Les photographes reporter free-lance ou salariés récoltent une masse de clichés intéressants lors de leurs reportages. Leurs meilleures photos, après avoir illustré les articles de presse, peuvent se retrouver dans leurs pages internet personnelles.
Ces professionnels de l'image ont l'habitude de saisir sur le vif des moments rares et percutants, et il est interessant de retrouver après l'action ces instantanés hors de leur contexte d'origine.
Portraits dérobés
L'actualité, les reportages photo touristiques, apportent chaque jour dans la presse une moisson de ces portraits.

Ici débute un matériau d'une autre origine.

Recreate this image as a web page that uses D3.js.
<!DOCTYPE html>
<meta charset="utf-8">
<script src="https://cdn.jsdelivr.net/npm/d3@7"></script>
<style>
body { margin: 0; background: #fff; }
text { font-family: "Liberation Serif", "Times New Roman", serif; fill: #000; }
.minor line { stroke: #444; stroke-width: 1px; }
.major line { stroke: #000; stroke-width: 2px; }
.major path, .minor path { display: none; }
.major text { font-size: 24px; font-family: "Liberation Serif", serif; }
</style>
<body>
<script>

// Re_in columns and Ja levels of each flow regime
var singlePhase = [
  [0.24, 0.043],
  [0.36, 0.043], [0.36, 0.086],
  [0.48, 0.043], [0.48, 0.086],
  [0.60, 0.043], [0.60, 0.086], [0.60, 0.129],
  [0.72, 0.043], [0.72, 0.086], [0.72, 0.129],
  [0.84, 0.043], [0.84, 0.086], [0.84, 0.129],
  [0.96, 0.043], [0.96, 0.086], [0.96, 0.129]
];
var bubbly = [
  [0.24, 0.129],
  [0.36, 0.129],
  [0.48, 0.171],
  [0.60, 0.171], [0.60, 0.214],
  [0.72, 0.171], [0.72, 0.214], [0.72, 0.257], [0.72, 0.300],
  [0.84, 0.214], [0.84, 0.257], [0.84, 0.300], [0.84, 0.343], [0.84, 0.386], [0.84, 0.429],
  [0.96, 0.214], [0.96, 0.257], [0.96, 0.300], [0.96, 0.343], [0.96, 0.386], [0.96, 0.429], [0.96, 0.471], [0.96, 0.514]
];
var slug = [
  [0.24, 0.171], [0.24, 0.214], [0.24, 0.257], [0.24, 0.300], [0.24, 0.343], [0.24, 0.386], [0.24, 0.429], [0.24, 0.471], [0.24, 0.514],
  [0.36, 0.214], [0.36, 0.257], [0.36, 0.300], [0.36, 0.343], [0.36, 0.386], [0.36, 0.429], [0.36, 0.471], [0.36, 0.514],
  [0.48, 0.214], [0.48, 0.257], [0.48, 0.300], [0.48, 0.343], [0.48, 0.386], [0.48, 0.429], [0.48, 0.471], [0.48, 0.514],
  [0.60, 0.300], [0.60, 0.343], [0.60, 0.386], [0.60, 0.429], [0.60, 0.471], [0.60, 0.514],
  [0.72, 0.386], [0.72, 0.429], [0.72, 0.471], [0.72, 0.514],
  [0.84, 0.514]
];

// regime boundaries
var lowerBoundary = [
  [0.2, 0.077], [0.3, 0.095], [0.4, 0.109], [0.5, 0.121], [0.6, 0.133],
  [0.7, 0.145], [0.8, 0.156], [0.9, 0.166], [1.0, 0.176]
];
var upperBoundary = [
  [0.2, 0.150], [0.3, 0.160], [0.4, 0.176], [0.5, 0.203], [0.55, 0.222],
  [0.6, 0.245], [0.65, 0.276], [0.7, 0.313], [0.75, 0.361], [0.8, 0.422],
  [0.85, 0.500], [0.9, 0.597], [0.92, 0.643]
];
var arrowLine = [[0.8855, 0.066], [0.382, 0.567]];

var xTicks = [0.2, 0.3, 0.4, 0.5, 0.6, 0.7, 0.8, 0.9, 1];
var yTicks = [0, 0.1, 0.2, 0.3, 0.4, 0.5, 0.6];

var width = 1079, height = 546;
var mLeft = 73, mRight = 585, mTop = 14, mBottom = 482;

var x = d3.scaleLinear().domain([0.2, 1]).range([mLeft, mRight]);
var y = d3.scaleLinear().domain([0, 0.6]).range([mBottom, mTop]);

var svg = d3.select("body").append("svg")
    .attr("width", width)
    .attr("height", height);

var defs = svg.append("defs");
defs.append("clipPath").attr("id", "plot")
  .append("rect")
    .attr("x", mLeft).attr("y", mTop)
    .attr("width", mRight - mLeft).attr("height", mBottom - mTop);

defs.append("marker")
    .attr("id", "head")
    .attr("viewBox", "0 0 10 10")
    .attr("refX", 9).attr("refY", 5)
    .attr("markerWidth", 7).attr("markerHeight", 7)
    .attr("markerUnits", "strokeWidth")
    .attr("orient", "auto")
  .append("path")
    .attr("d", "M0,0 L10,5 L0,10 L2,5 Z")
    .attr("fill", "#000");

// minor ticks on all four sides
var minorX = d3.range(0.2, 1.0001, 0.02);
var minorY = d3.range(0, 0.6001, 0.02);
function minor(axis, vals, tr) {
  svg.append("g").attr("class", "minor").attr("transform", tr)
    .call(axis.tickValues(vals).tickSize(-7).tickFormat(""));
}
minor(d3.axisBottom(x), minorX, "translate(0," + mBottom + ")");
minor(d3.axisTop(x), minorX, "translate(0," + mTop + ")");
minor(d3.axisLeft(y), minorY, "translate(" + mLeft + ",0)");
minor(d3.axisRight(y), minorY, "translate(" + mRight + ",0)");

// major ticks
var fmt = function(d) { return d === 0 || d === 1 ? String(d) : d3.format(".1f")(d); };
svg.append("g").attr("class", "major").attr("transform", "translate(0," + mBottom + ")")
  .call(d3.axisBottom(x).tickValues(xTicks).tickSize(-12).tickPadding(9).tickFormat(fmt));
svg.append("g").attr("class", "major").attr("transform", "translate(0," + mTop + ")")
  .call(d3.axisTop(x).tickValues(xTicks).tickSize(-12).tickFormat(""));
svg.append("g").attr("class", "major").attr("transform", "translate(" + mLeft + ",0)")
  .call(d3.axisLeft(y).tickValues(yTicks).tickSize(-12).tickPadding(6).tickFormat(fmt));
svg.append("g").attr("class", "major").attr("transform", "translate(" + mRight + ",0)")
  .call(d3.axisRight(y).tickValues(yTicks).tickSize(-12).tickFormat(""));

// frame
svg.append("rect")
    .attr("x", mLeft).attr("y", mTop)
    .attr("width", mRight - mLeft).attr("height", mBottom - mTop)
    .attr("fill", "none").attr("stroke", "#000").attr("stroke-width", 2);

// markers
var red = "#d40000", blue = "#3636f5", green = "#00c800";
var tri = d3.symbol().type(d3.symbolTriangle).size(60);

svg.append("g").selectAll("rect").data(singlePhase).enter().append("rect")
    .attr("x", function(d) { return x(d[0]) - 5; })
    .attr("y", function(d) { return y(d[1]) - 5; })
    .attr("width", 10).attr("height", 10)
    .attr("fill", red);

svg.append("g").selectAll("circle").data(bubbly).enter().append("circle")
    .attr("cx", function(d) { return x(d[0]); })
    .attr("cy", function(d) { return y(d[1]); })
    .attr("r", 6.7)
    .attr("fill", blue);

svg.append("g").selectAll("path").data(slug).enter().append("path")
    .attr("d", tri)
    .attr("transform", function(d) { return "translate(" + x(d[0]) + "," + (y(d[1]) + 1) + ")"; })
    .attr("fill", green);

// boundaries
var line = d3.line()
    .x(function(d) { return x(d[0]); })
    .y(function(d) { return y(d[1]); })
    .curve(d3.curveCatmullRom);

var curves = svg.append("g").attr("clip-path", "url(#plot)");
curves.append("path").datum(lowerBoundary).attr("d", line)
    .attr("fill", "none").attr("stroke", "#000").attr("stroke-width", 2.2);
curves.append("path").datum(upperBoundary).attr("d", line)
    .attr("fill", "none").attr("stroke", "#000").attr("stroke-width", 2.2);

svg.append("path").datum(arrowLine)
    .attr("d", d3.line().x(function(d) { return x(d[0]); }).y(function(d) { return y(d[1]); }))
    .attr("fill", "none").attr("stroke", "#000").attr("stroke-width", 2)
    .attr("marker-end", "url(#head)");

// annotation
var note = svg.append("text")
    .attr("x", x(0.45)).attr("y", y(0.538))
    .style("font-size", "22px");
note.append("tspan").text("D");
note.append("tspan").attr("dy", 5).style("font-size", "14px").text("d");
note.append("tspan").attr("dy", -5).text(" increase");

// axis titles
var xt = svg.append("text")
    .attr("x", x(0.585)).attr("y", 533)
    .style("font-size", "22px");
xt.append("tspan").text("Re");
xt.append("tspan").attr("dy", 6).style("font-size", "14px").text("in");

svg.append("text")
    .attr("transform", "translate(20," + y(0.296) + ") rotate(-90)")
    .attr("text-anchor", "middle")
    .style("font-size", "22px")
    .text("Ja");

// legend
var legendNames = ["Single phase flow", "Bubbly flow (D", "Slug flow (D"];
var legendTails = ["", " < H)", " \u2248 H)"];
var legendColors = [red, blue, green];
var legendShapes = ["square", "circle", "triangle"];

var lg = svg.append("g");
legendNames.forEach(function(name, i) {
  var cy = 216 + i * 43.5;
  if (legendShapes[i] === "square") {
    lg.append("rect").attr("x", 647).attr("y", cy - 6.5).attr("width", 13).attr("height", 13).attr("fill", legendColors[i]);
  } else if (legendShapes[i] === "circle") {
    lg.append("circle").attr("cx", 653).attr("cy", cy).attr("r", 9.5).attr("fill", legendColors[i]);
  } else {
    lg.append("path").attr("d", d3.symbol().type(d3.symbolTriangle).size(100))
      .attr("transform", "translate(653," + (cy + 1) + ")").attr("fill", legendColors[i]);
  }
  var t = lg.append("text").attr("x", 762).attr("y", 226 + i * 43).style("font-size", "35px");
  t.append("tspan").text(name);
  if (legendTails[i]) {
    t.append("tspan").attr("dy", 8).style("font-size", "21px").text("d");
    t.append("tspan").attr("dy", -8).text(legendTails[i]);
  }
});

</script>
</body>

Les personnalités y sont prises dans leurs occupations et même si elles avaient connaissance de la présence du reporter photographe ou du paparazzi, absorbées dans leur activité, le plus souvent elles l'ont oublié. Aussi ce type de portrait nous apporte-t-il souvent un visage en mouvement, avec ses rictus, ses tics, et un corps aux gestes et aux expressions incontrôlés, une sorte de "flagrant délit". Les images de ces reportages qui visent l'homme en action, que celle-ci soit politique ou sportive, peuvent être très représentatives de l'ensemble de la personnalité ou au contraire n'en traduire qu'un aspect limité. La photographie des sportifs appartient à cette dernière catégorie. Concentré sur son activité, le sportif a en quelque sorte tout son esprit dans ses muscles à cet instant et l'image n'exprime que cette adhésion totale, que cette coïncidence de l'être et du sport. Nous aboutissons au portrait d'une idée, d'une activité plus qu'à celui d'un homme.

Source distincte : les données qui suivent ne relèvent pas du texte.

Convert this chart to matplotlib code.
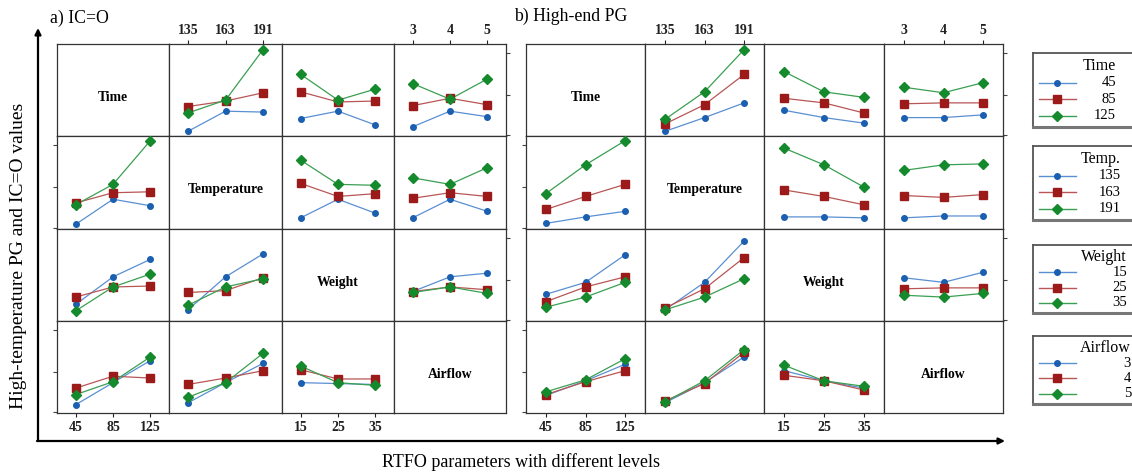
import matplotlib.pyplot as plt
from matplotlib.lines import Line2D

plt.rcParams['font.family'] = ['Liberation Serif', 'DejaVu Serif']

# 因子和水平
factors = ['Time', 'Temperature', 'Weight', 'Airflow']
legend_titles = ['Time', 'Temp.', 'Weight', 'Airflow']
time_lv = [45, 85, 125]
temp_lv = [135, 163, 191]
weight_lv = [15, 25, 35]
airflow_lv = [3, 4, 5]
levels = [time_lv, temp_lv, weight_lv, airflow_lv]

# a) IC=O  -- 每个单元: 行因子的三个水平(三条线) x 列因子的三个水平
a_time_temp = [[5, 27, 26], [32, 38, 47], [25, 39, 94]]
a_time_weight = [[19, 27, 12], [48, 37, 38], [67, 39, 51]]
a_time_air = [[10, 27, 21], [33, 41, 34], [57, 40, 62]]
a_temp_time = [[5, 32, 25], [28, 39, 40], [26, 48, 95]]
a_temp_weight = [[12, 32, 17], [49, 35, 38], [74, 48, 47]]
a_temp_air = [[12, 32, 19], [33, 39, 35], [55, 48, 66]]
a_weight_time = [[18, 48, 67], [26, 37, 38], [11, 37, 51]]
a_weight_temp = [[12, 48, 73], [31, 33, 47], [17, 37, 46]]
a_weight_air = [[32, 48, 52], [32, 37, 34], [31, 37, 30]]
a_air_time = [[9, 33, 57], [27, 40, 38], [20, 34, 61]]
a_air_temp = [[11, 33, 54], [31, 38, 46], [17, 33, 65]]
a_air_weight = [[33, 32, 31], [47, 37, 37], [51, 33, 30]]

# b) High-end PG
b_time_temp = [[5, 20, 36], [13, 34, 67], [18, 48, 94]]
b_time_weight = [[28, 20, 14], [41, 36, 25], [70, 48, 42]]
b_time_air = [[20, 20, 23], [35, 36, 36], [53, 47, 58]]
b_temp_time = [[6, 13, 19], [21, 35, 48], [38, 69, 95]]
b_temp_weight = [[13, 13, 12], [42, 35, 26], [87, 69, 45]]
b_temp_air = [[12, 14, 14], [36, 34, 37], [63, 69, 70]]
b_weight_time = [[29, 42, 72], [21, 37, 48], [15, 26, 42]]
b_weight_temp = [[12, 42, 87], [14, 35, 69], [12, 26, 46]]
b_weight_air = [[47, 42, 53], [35, 36, 36], [28, 26, 30]]
b_air_time = [[19, 35, 53], [20, 34, 46], [23, 36, 59]]
b_air_temp = [[11, 33, 61], [13, 32, 66], [12, 35, 69]]
b_air_weight = [[46, 35, 27], [41, 35, 25], [52, 35, 29]]

panel_a = {(0, 1): a_time_temp, (0, 2): a_time_weight, (0, 3): a_time_air,
           (1, 0): a_temp_time, (1, 2): a_temp_weight, (1, 3): a_temp_air,
           (2, 0): a_weight_time, (2, 1): a_weight_temp, (2, 3): a_weight_air,
           (3, 0): a_air_time, (3, 1): a_air_temp, (3, 2): a_air_weight}
panel_b = {(0, 1): b_time_temp, (0, 2): b_time_weight, (0, 3): b_time_air,
           (1, 0): b_temp_time, (1, 2): b_temp_weight, (1, 3): b_temp_air,
           (2, 0): b_weight_time, (2, 1): b_weight_temp, (2, 3): b_weight_air,
           (3, 0): b_air_time, (3, 1): b_air_temp, (3, 2): b_air_weight}

marker_cols = ['#1b5fb0', '#9c1a1a', '#158a2c']
line_cols = ['#5a8fd2', '#b85656', '#3a9f52']
markers = ['o', 's', 'D']
msizes = [4, 5.5, 5.5]

W, H = 1132, 474
fig = plt.figure(figsize=(W / 100, H / 100), dpi=100)


def rect(x0, y0, x1, y1):
    return [x0 / W, 1 - y1 / H, (x1 - x0) / W, (y1 - y0) / H]


def draw_panel(cells, cols, rows):
    for i in range(4):
        for j in range(4):
            ax = fig.add_axes(rect(cols[j], rows[i], cols[j + 1], rows[i + 1]))
            xs = levels[j]
            span = xs[-1] - xs[0]
            ax.set_xlim(xs[0] - 0.25 * span, xs[-1] + 0.25 * span)
            ax.set_ylim(0, 100)
            for s in ax.spines.values():
                s.set_color('#333333')
                s.set_linewidth(0.9)
            if i == j:
                ax.text(0.5, 0.42, factors[i], transform=ax.transAxes, ha='center',
                        va='center', fontsize=9.8, fontweight='bold')
            else:
                for k, ys in enumerate(cells[(i, j)]):
                    ax.plot(xs, ys, color=line_cols[k], lw=0.9, zorder=2)
                    ax.plot(xs, ys, ls='none', marker=markers[k], ms=msizes[k],
                            color=marker_cols[k], zorder=3)
            # x 刻度: 上面第2,4列, 下面第1,3列
            ax.set_xticks([])
            ax.set_yticks([])
            if i == 0 and j in (1, 3):
                ax.set_xticks(xs)
                ax.xaxis.set_ticks_position('top')
                ax.tick_params(axis='x', direction='out', length=3, pad=2,
                               labelsize=10, colors='#222222')
                for t in ax.get_xticklabels():
                    t.set_fontweight('bold')
            if i == 3 and j in (0, 2):
                ax.set_xticks(xs)
                ax.tick_params(axis='x', direction='out', length=3, pad=3,
                               labelsize=10, colors='#222222')
                for t in ax.get_xticklabels():
                    t.set_fontweight('bold')
            # y 刻度交替左右, 不带标签
            if (i % 2 == 1 and j == 0) or (i % 2 == 0 and j == 3):
                ax.set_yticks([1, 45, 90])
                ax.set_yticklabels([])
                if j == 3:
                    ax.yaxis.set_ticks_position('right')
                ax.tick_params(axis='y', direction='out', length=3, colors='#444444')


row_edges = [44, 136, 229, 321, 413]
draw_panel(panel_a, [57, 169, 282, 394, 506], row_edges)
draw_panel(panel_b, [526, 645, 764, 884, 1003], row_edges)

fig.text(50 / W, 1 - 18 / H, 'a) IC=O', fontsize=12.8, va='center', ha='left')
fig.text(514 / W, 1 - 16 / H, 'b) High-end PG', fontsize=12.8, va='center', ha='left')
fig.text(19 / W, 1 - 256 / H, 'High-temperature PG and IC=O values', rotation=90,
         fontsize=14, ha='center', va='center')
fig.text(521 / W, 1 - 462 / H, 'RTFO parameters with different levels',
         fontsize=13, ha='center', va='center')

# 坐标箭头
arrow = dict(arrowstyle='-|>', color='black', lw=1.6, mutation_scale=9,
             shrinkA=0, shrinkB=0)
fig.add_artist(plt.Annotation('', xy=(38 / W, 1 - 28 / H), xytext=(38 / W, 1 - 441 / H),
                              xycoords='figure fraction', textcoords='figure fraction',
                              arrowprops=arrow))
fig.add_artist(plt.Annotation('', xy=(1005 / W, 1 - 441 / H), xytext=(37 / W, 1 - 441 / H),
                              xycoords='figure fraction', textcoords='figure fraction',
                              arrowprops=arrow))

# 图例框 (右边被裁切)
leg_boxes = [(53, 127), (146, 220), (245, 313), (336, 404)]
leg_right = [1116, 1121, 1127, 1131]
bx0, bx1 = 1033, 1145
for n, (y0, y1) in enumerate(leg_boxes):
    lax = fig.add_axes(rect(bx0, y0, bx1, y1))
    lax.set_xlim(bx0, bx1)
    lax.set_ylim(y1, y0)
    lax.set_xticks([])
    lax.set_yticks([])
    for s in lax.spines.values():
        s.set_color('#555555')
        s.set_linewidth(1.3)
    lax.spines['bottom'].set_linewidth(2.2)
    lax.spines['bottom'].set_color('#777777')
    h = y1 - y0
    lax.text(leg_right[n], y0 + 0.18 * h, legend_titles[n], ha='right', va='center',
             fontsize=11.5)
    for k, lv in enumerate(levels[n]):
        yy = y0 + (0.40 + 0.225 * k) * h
        lax.add_line(Line2D([1039, 1076], [yy, yy], color=line_cols[k], lw=1.0))
        lax.add_line(Line2D([1057], [yy], marker=markers[k], ms=msizes[k],
                            color=marker_cols[k], ls='none'))
        lax.text(leg_right[n], yy, str(lv), ha='right', va='center', fontsize=10.5)

fig.savefig('out.png', dpi=100)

Les portraits volés s'apparentent également à la photographie sociologique : expression pittoresque d'une marchande des quatre saisons, gestes qui disent la joie ou la lassitude, les êtres vibrent de vie sous l'objectif du photographe ; ils nous séduisent souvent par la vigueur avec laquelle ils expriment les sentiments humains les plus répandus que nous n'osons pas souvent afficher : cupidité, méchanceté, jalousie, avarice, ironie.

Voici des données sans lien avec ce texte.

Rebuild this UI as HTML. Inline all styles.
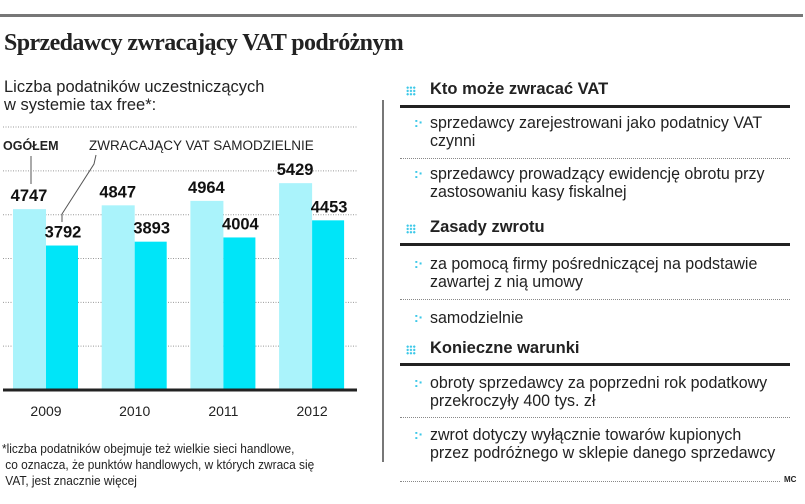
<!DOCTYPE html>
<html><head><meta charset="utf-8"><style>
body{margin:0;width:805px;height:504px;background:#fff;position:relative;overflow:hidden;font-family:"Liberation Sans",sans-serif;color:#222}
.a{position:absolute;white-space:nowrap}
.h{font-weight:bold;font-size:16.5px;left:430px}
.ic{position:absolute;left:406px;width:10px;height:10px;background:radial-gradient(circle,#3cc8e8 1px,transparent 1.3px) 0 0/3.3px 3.3px}
.rule{position:absolute;left:400px;width:390px;height:3px;background:#222}
.dot{position:absolute;left:400px;width:390px;border-top:1px dotted #888}
.it{font-size:16.5px;left:430px;line-height:18px;transform:scaleX(0.97);transform-origin:0 0}
.bl{position:absolute;left:414px;color:#3cc8e8;font-size:14px;font-weight:bold}
</style></head><body>
<div class="a" style="left:0;top:14px;width:803px;height:3px;background:#777"></div>
<div class="a" style="left:4px;top:30px;font-family:'Liberation Serif',serif;font-weight:bold;font-size:24px;letter-spacing:-0.6px">Sprzedawcy zwracający VAT podróżnym</div>
<div class="a" style="left:4px;top:78px;font-size:16.5px;line-height:18px">Liczba podatników uczestniczących<br>w systemie tax free*:</div>
<div class="a" style="left:382px;top:100px;width:2px;height:362px;background:#777"></div>
<svg class="a" style="left:0;top:0" width="390" height="430" id="chart"></svg>
<div class="a" style="left:2px;top:441px;font-size:12.5px;line-height:16px;transform:scaleX(0.95);transform-origin:0 0">*liczba podatników obejmuje też wielkie sieci handlowe,<br>&nbsp;co oznacza, że punktów handlowych, w których zwraca się<br>&nbsp;VAT, jest znacznie więcej</div>

<div class="ic" style="top:86px"></div>
<div class="a h" style="top:80px">Kto może zwracać VAT</div>
<div class="rule" style="top:105px"></div>
<div class="bl" style="top:114px">:·</div>
<div class="a it" style="top:114px">sprzedawcy zarejestrowani jako podatnicy VAT<br>czynni</div>
<div class="dot" style="top:158px"></div>
<div class="bl" style="top:165px">:·</div>
<div class="a it" style="top:165px">sprzedawcy prowadzący ewidencję obrotu przy<br>zastosowaniu kasy fiskalnej</div>

<div class="ic" style="top:224px"></div>
<div class="a h" style="top:218px">Zasady zwrotu</div>
<div class="rule" style="top:243px"></div>
<div class="bl" style="top:255px">:·</div>
<div class="a it" style="top:255px">za pomocą firmy pośredniczącej na podstawie<br>zawartej z nią umowy</div>
<div class="dot" style="top:299px"></div>
<div class="bl" style="top:309px">:·</div>
<div class="a it" style="top:309px">samodzielnie</div>

<div class="ic" style="top:345px"></div>
<div class="a h" style="top:339px">Konieczne warunki</div>
<div class="rule" style="top:363px"></div>
<div class="bl" style="top:374px">:·</div>
<div class="a it" style="top:374px">obroty sprzedawcy za poprzedni rok podatkowy<br>przekroczyły 400 tys. zł</div>
<div class="dot" style="top:417px"></div>
<div class="bl" style="top:426px">:·</div>
<div class="a it" style="top:426px">zwrot dotyczy wyłącznie towarów kupionych<br>przez podróżnego w sklepie danego sprzedawcy</div>
<div class="dot" style="top:481px;width:380px"></div>
<div class="a" style="left:784px;top:475px;font-size:8px;font-weight:bold">MC</div>

<script>
const years=["2009","2010","2011","2012"];
const total=[4747,4847,4964,5429];
const selfRefund=[3792,3893,4004,4453];
const gridTicks=[1150,2300,3450,4600,5750];
const svg=document.getElementById('chart');
const NS='http://www.w3.org/2000/svg';
const base=390,scale=0.0381;
const y=v=>base-v*scale;
const x0=i=>13+i*88.7;
function mk(t,a){const e=document.createElementNS(NS,t);for(const k in a)e.setAttribute(k,a[k]);svg.appendChild(e);return e;}
gridTicks.forEach(v=>{const l=mk('line',{x1:3,x2:357,y1:y(v),y2:y(v),stroke:'#999','stroke-dasharray':'1 1.5'});

});
const tl=mk('line',{x1:3,x2:357,y1:127,y2:127,stroke:'#999','stroke-dasharray':'1 1.5'});


years.forEach((yr,i)=>{
const r1=mk('rect',{x:x0(i),y:y(total[i]),width:33,height:total[i]*scale,fill:'#aaf3fb'});


const r2=mk('rect',{x:x0(i)+33,y:y(selfRefund[i]),width:32,height:selfRefund[i]*scale,fill:'#00e5f8'});


const t1=mk('text',{x:x0(i)+16,y:y(total[i])-8,'text-anchor':'middle','font-size':16.5,'font-weight':'bold','font-family':'Liberation Sans, sans-serif',fill:'#111'});
t1.textContent=total[i];


const t2=mk('text',{x:x0(i)+50,y:y(selfRefund[i])-8,'text-anchor':'middle','font-size':16.5,'font-weight':'bold','font-family':'Liberation Sans, sans-serif',fill:'#111'});
t2.textContent=selfRefund[i];


const t3=mk('text',{x:x0(i)+33,y:416,'text-anchor':'middle','font-size':14,'font-family':'Liberation Sans, sans-serif',fill:'#222'});
t3.textContent=yr;


});
const ax=mk('line',{x1:3,x2:357,y1:base,y2:base,stroke:'#222','stroke-width':3});


const l1=mk('text',{x:3,y:150,'font-size':12.5,'font-weight':'bold','font-family':'Liberation Sans, sans-serif',fill:'#222'});l1.textContent='OGÓŁEM';


const l2=mk('text',{x:89,y:150,'font-size':13.5,'font-family':'Liberation Sans, sans-serif',fill:'#222'});l2.textContent='ZWRACAJĄCY VAT SAMODZIELNIE';


const p1=mk('path',{d:'M31 156 V184',stroke:'#555',fill:'none'});


const p2=mk('path',{d:'M96 155 L94 164 L62 214 V222',stroke:'#555',fill:'none'});


</script>
</body></html>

Le reportage au hasard des rues nous apporte cette grande fresque humaine. Ces reflets d'un instant de vie pour exacts qu'ils soient n'en ignorent pas moins la véritable personnalité du sujet, un instant de commérage fait-il de nous une commère pour le reste de l'existence ? Plutôt que de portraits nous pourrions parler de masques, la photographie de reportage nous en apporte une grande collection sans pouvoir nous dire si ce masque ne faisait que passer ou s'il est l'être lui-même.
Nous n'acceptons aisément ces "images à la sauvette" vues dans les journeaux et magazines comme portrait que parce que nous ne connaissons pas les personnes photographiées, mais si elles concernaient des être qui nous sont chers ou nous-mêmes, alors nous les récuserions souvent, trouvant que l'accidentel n'est pas représentatif. Plus l'intimité avec les sujets s'éloigne, plus la connaissance que nous en avons diminue, plus nous sommes prêts à accepter n'importe quelle représentation de l'homme comme portrait.
Les grands reporters journalistes photographes apportent de plus en plus des pays lointains des représentations de l'être humain que faute de point de comparaison nous prenons pour des portraits ; notre seul garant est l'honnêteté du photographe.